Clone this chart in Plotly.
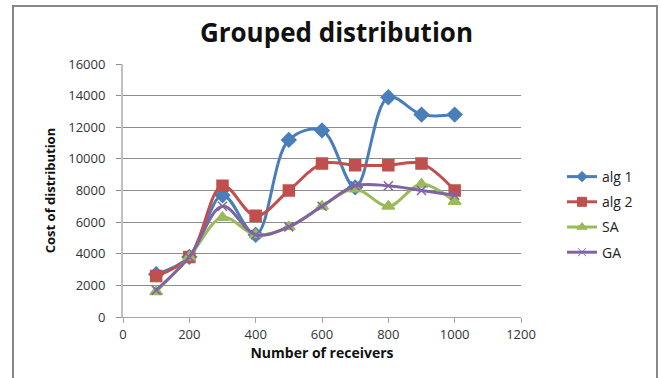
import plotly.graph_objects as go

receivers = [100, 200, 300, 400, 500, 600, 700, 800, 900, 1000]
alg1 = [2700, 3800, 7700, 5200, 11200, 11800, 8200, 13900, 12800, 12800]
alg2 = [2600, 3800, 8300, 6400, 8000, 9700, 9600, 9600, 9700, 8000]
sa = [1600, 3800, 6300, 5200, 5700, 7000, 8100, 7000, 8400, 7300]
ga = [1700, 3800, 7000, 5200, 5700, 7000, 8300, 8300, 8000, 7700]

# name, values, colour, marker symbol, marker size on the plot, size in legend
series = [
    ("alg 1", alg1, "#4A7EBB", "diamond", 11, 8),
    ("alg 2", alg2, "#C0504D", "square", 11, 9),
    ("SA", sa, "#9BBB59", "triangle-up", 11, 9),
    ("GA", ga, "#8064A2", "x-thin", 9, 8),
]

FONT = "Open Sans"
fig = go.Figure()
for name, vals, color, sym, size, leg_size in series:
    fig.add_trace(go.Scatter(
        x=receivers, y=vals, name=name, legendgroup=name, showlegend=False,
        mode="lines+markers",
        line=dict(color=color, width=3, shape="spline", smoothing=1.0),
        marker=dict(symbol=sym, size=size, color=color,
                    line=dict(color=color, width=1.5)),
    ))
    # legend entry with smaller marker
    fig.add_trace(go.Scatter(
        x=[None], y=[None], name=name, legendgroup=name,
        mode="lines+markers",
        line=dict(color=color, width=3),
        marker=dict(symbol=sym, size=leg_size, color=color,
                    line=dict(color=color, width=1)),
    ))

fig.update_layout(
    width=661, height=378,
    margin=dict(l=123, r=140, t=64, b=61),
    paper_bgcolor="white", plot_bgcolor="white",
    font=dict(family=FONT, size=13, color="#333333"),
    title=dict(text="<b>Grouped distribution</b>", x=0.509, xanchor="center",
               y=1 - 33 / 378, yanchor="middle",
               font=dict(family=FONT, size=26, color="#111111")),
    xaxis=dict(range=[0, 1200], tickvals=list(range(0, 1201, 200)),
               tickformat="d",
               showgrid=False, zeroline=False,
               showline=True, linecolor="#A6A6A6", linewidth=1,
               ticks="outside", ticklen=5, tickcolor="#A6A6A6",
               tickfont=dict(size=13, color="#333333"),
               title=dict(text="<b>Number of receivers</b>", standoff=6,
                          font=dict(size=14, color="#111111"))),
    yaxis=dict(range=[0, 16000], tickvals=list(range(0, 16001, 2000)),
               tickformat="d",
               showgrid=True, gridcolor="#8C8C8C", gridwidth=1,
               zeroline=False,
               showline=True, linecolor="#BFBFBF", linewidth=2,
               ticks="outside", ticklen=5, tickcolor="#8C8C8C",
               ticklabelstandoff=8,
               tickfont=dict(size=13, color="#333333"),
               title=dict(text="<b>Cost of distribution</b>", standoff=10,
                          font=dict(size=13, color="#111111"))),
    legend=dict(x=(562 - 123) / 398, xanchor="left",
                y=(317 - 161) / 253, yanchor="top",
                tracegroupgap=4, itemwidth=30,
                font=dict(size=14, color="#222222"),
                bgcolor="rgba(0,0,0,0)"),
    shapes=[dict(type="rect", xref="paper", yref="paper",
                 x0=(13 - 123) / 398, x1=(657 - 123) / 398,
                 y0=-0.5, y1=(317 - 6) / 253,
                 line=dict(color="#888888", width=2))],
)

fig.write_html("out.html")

▶ Task description: Could you repeat all of the material exactly? Pictures should not be copied.

▶ Output of the exercise:
Clone this chart in Plotly.
import plotly.graph_objects as go

receivers = [100, 200, 300, 400, 500, 600, 700, 800, 900, 1000]
alg1 = [2700, 3800, 7700, 5200, 11200, 11800, 8200, 13900, 12800, 12800]
alg2 = [2600, 3800, 8300, 6400, 8000, 9700, 9600, 9600, 9700, 8000]
sa = [1600, 3800, 6300, 5200, 5700, 7000, 8100, 7000, 8400, 7300]
ga = [1700, 3800, 7000, 5200, 5700, 7000, 8300, 8300, 8000, 7700]

# name, values, colour, marker symbol, marker size on the plot, size in legend
series = [
    ("alg 1", alg1, "#4A7EBB", "diamond", 11, 8),
    ("alg 2", alg2, "#C0504D", "square", 11, 9),
    ("SA", sa, "#9BBB59", "triangle-up", 11, 9),
    ("GA", ga, "#8064A2", "x-thin", 9, 8),
]

FONT = "Open Sans"
fig = go.Figure()
for name, vals, color, sym, size, leg_size in series:
    fig.add_trace(go.Scatter(
        x=receivers, y=vals, name=name, legendgroup=name, showlegend=False,
        mode="lines+markers",
        line=dict(color=color, width=3, shape="spline", smoothing=1.0),
        marker=dict(symbol=sym, size=size, color=color,
                    line=dict(color=color, width=1.5)),
    ))
    # legend entry with smaller marker
    fig.add_trace(go.Scatter(
        x=[None], y=[None], name=name, legendgroup=name,
        mode="lines+markers",
        line=dict(color=color, width=3),
        marker=dict(symbol=sym, size=leg_size, color=color,
                    line=dict(color=color, width=1)),
    ))

fig.update_layout(
    width=661, height=378,
    margin=dict(l=123, r=140, t=64, b=61),
    paper_bgcolor="white", plot_bgcolor="white",
    font=dict(family=FONT, size=13, color="#333333"),
    title=dict(text="<b>Grouped distribution</b>", x=0.509, xanchor="center",
               y=1 - 33 / 378, yanchor="middle",
               font=dict(family=FONT, size=26, color="#111111")),
    xaxis=dict(range=[0, 1200], tickvals=list(range(0, 1201, 200)),
               tickformat="d",
               showgrid=False, zeroline=False,
               showline=True, linecolor="#A6A6A6", linewidth=1,
               ticks="outside", ticklen=5, tickcolor="#A6A6A6",
               tickfont=dict(size=13, color="#333333"),
               title=dict(text="<b>Number of receivers</b>", standoff=6,
                          font=dict(size=14, color="#111111"))),
    yaxis=dict(range=[0, 16000], tickvals=list(range(0, 16001, 2000)),
               tickformat="d",
               showgrid=True, gridcolor="#8C8C8C", gridwidth=1,
               zeroline=False,
               showline=True, linecolor="#BFBFBF", linewidth=2,
               ticks="outside", ticklen=5, tickcolor="#8C8C8C",
               ticklabelstandoff=8,
               tickfont=dict(size=13, color="#333333"),
               title=dict(text="<b>Cost of distribution</b>", standoff=10,
                          font=dict(size=13, color="#111111"))),
    legend=dict(x=(562 - 123) / 398, xanchor="left",
                y=(317 - 161) / 253, yanchor="top",
                tracegroupgap=4, itemwidth=30,
                font=dict(size=14, color="#222222"),
                bgcolor="rgba(0,0,0,0)"),
    shapes=[dict(type="rect", xref="paper", yref="paper",
                 x0=(13 - 123) / 398, x1=(657 - 123) / 398,
                 y0=-0.5, y1=(317 - 6) / 253,
                 line=dict(color="#888888", width=2))],
)

fig.write_html("out.html")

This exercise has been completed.